**Direction**.
Which lines below hold the word "matplotlib"? Copy all of them.
^^^^
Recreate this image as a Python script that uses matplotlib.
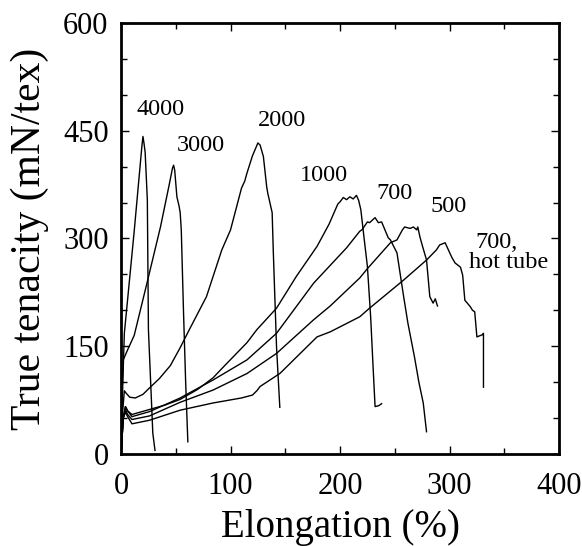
import numpy as np
import matplotlib.pyplot as plt
from matplotlib.ticker import MultipleLocator

plt.rcParams['font.family'] = ['Liberation Serif', 'DejaVu Serif']

# draw ratio curves: elongation (%), true tenacity (mN/tex)
x_4000 = [0, 0.5, 2, 3, 12, 19, 20, 21, 22, 24, 25, 29, 31]
y_4000 = [0, 40, 120, 168, 310, 428, 442, 432, 420, 354, 173, 29, 5]

x_3000 = [0, 1, 2, 6, 12, 24, 36, 44, 47, 48, 49, 51, 53, 54, 55, 57, 59, 61]
y_3000 = [0, 90, 131, 145, 165, 240, 316, 375, 398, 402, 395, 358, 345, 336, 312, 200, 100, 17]

x_2000 = [0, 1, 3, 5, 8, 13, 20, 26, 35, 45, 54, 63, 78, 92, 100, 110, 113, 115,
          120, 125, 127, 130, 133, 134, 138, 139, 142, 145]
y_2000 = [0, 50, 88, 84, 79, 78, 83, 92, 105, 123, 148, 175, 219, 284, 312, 370, 380, 391,
          415, 433, 430, 414, 372, 363, 336, 284, 149, 65]

x_1000 = [0, 2, 4, 6, 10, 26, 40, 54, 70, 84, 94, 115, 124, 142, 160, 179, 190,
          198, 200, 203, 206, 209, 212, 215, 217, 219, 222, 225, 228, 230, 232, 235, 238]
y_1000 = [0, 50, 66, 60, 55, 62, 68, 76, 90, 106, 122, 155, 173, 203, 247, 289, 320,
          348, 351, 357, 354, 358, 355, 360, 353, 340, 300, 261, 190, 127, 66, 67, 70]

x_700 = [0, 2, 4, 6, 10, 26, 54, 84, 115, 142, 176, 206, 218, 220, 225, 227, 232,
         235, 238, 241, 244, 246, 252, 258, 262, 268, 272, 276, 279]
y_700 = [0, 50, 66, 60, 52, 59, 78, 103, 131, 168, 238, 287, 310, 312, 323, 322, 329,
         322, 323, 312, 301, 298, 280, 220, 182, 135, 100, 71, 31]

x_500 = [0, 2, 4, 6, 10, 26, 54, 84, 115, 142, 176, 191, 218, 225, 246, 252, 257,
         259, 264, 267, 270, 271, 273, 275, 279, 282, 285, 287, 289]
y_500 = [0, 50, 62, 55, 48, 53, 72, 89, 112, 140, 187, 206, 245, 258, 294, 298, 312,
         316, 314, 316, 312, 316, 302, 291, 270, 219, 210, 216, 206]

x_hot = [0, 2, 4, 6, 10, 26, 54, 84, 110, 120, 124, 127, 145, 179, 191, 218, 227,
         258, 279, 288, 291, 296, 299, 302, 305, 310, 312, 314, 319, 321, 323, 325,
         330, 331, 331]
y_hot = [0, 50, 58, 52, 42, 47, 61, 71, 78, 82, 88, 94, 112, 163, 170, 191, 203,
         242, 270, 284, 291, 294, 284, 274, 266, 260, 249, 214, 205, 200, 198, 163,
         166, 168, 93]

curves = [(x_4000, y_4000), (x_3000, y_3000), (x_2000, y_2000), (x_1000, y_1000),
          (x_700, y_700), (x_500, y_500), (x_hot, y_hot)]

label_text = ['4000', '3000', '2000', '1000', '700', '500', '700,', 'hot tube']
label_x = [36.5, 73, 147, 185, 250, 299, 343, 354]
label_y = [479, 430, 464, 387, 362, 344, 294, 267]

fig = plt.figure(figsize=(5.82, 5.46), dpi=100)
ax = fig.add_axes([0.208, 0.1685, 0.7525, 0.7895])

for x, y in curves:
    ax.plot(x, y, color='black', lw=1.0)

for t, lx, ly in zip(label_text, label_x, label_y):
    ax.text(lx, ly, t, fontsize=17.5, ha='center', va='center')

ax.set_xlim(0, 400)
ax.set_ylim(0, 600)
ax.xaxis.set_major_locator(MultipleLocator(100))
ax.xaxis.set_minor_locator(MultipleLocator(50))
ax.yaxis.set_major_locator(MultipleLocator(150))
ax.yaxis.set_minor_locator(MultipleLocator(50))
ax.tick_params(which='both', direction='in', top=True, right=True, width=1)
ax.tick_params(which='major', length=6, labelsize=22)
ax.tick_params(which='minor', length=4)
ax.tick_params(axis='x', pad=13)
ax.tick_params(axis='y', pad=9)
for s in ax.spines.values():
    s.set_linewidth(2)

ax.set_xlabel('Elongation (%)', fontsize=28, labelpad=6)
ax.set_ylabel('True tenacity (mN/tex)', fontsize=30, labelpad=10)

fig.savefig('out.png', dpi=100)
^^^^
**Finished answer**.
Recreate this image as a Python script that uses matplotlib.
import matplotlib.pyplot as plt
from matplotlib.ticker import MultipleLocator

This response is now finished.